Environmental rights are enshrined in the African Charter and the Kenyan Constitution, said Robert Kibugi, senior lecturer in law at the University of Nairobi. But, he added, the enshrinement of rights is only the first step in providing protection to vulnerable communities. The implementation of these legal rights faces major obstacles. Legal cases are expensive and time consuming, often putting them out of reach of impacted communities. They require knowledge and literacy, another barrier to access.

Adding to this, Frank Mpahlo, executive director of the Green Governance Zimbabwe Trust, pointed out that understandings of environmental rights often differ between communities, government and business, creating conflict and disagreement. In fact, Zimbabwe’s landmark 2013 constitution also recognises the right to a clean environment, but “regardless of all the laws being in place, we just don’t see it in practice”, he told the audience.

“Environmental law offers us a glimmer of hope.” Patricia Kameri-Mbote, director of the Law Division at the UN Environment Programme, at the conference last month (Image: RWI)
“Regardless of the laws being in place, we just don’t see [a clean environment] in practice.” Frank Mpahlo, executive director of the Green Governance Zimbabwe Trust (Image: RWI)

Education and awareness building is required to counter this. Li Fung, senior human rights advisor to the UN resident coordinator in Kenya, emphasised the role of public participation and the civic space in forming a culture of environmental rights. In Kenya, public participation is recognised as a value of governance in the constitution. Kenya has seen a number of landmark environmental litigation cases in recent years that demonstrate this, including the successful cases against the Lamu coal power plant project in 2019 and in response to lead poisoning from a battery recycling plant in Mombasa in 2020.

Kibugi noted, however, that the strength of environmental litigation as a tool for environmental justice in Kenya should not be viewed as a simple success. The role of the law and litigation is as a final line of defence against malpractices. Over-reliance on legal tools indicates negligence on the part of legislators and the implementers of legislation.

Justice and transition

The discussions also highlighted the relevance of environmental rights and justice to economic and social transitions, which are central to how the world responds to the climate, biodiversity and pollution crises.

Just transition

As the global economy moves away from a model dominated by fossil fuel technologies, extraction of resources and single-use products, communities across the world will be impacted.

New employment opportunities will arise, but old modes of employment and livelihood will end.

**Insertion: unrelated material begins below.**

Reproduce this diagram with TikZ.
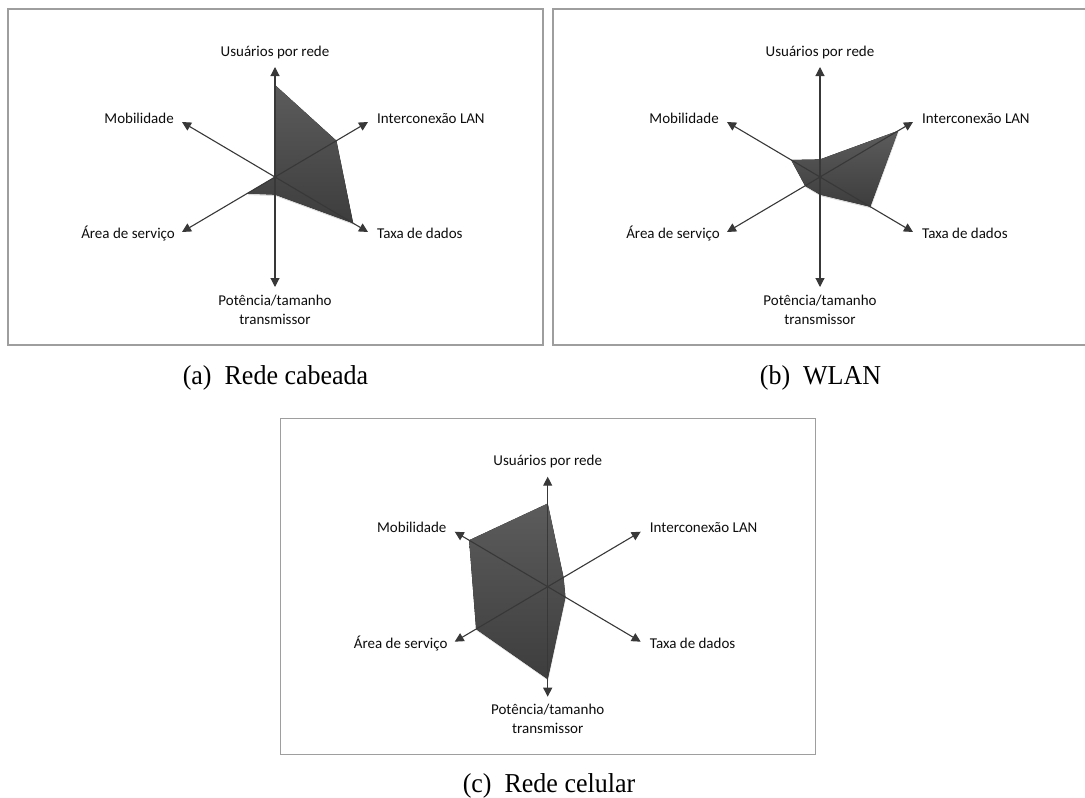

It is critical that these transitions are managed in a way that minimises damage, creates opportunities and provides justice to communities.

Transitions touch whole communities. For example, the closure of coal power plants and mines affects not only the direct employees of those projects, but also the shops, services, cultures and livelihoods that have been built up around them. Large transitions will lead to winners and losers. We should be aware of how and, critically, for and by whom the concept of “just” is being defined. These issues need to be considered now in order to ensure the most vulnerable in society do not lose again as our societies and economies undergo transitions. One participant noted that, while the global energy transition is picking up momentum, too many green investments are replicating the extractive logic that has shaped coal and hydropower development in Africa and elsewhere over the last century. If not addressed, this will see the benefits of the new energy generation models unevenly distributed, to the detriment of communities’ environmental rights.

The role of the law and litigation is as a final line of defence against malpractices
Robert Kibugi, senior lecturer in law

Kibugi pointed out that transitions also require new modes of thinking about development. For example, Article 24 of the 1981 African Charter on Human and Peoples’ Rights speaks of the “right to a general satisfactory environment favourable to [people’s] development.” Too often across the continent this has set up a binary between environment and development, which “falls prey to politics”. This is not a useful starting point, he argues. Instead, we should recognise the symbioses of economic development and the maintenance of ecosystems. An African protocol on the human right to a clean and healthy environment could reset the equation.

Seeking justice in new modes of development cooperation

Over the last decade, the prospect of South–South cooperation on development, climate and environmental issues has risen up the agenda for countries in the Global South. It proposes that cooperation can come from fellow developing countries, whose recent experiences bear similarities and, therefore, greater potential learning opportunities. The involvement of China as an emerging development actor has been particularly prevalent.

However, the promise of a South–South alternative with less hierarchical relations and greater respect for ownership and rights has proven problematic. The involvement of powerful corporate actors, in particular, has presented a very uneven playing field between project developers and local communities. Responding to these issues, civil society in Global South countries has begun to focus more on the operations of new development actors, such as China, aiming to hold to account the various stakeholders, encourage transparency, and ensure legal processes and best practices are followed in regards to community and environmental rights. Increasingly, this is also involving direct engagement with stakeholders such as Chinese embassies and construction companies, with some examples of productive engagement.

Knowledge and information on China as a development actor is fragmented, however, posing barriers to effective engagement by local communities and civil society. For one, China is too often seen as an exception and an outlier when it comes to development cooperation. In reality, Chinese stakeholders often behave in similar ways to their counterparts in the OECD (Organisation for Economic Cooperation and Development), and indeed build on and learn from the frameworks and norms laid down by others.

Looking at China’s rise as a development actor in isolation can also lead to understanding it through unexamined catchphrases and concepts – whether “debt-trap diplomacy” or “win–win cooperation”. A better way might be found in emphasising how China and its people form an integral and interconnected part of global capitalism. This approach, explored in a recent book “Global China as Method” puts greater emphasis on grassroots perspectives on Chinese investments abroad, and suggests new ways that people in recipient countries might access information and navigate complex decisions.

Questions of environmental rights, justice and South–South cooperation will be major themes at this year’s upcoming UN conferences on climate change and biodiversity, headed by Egypt and China, respectively.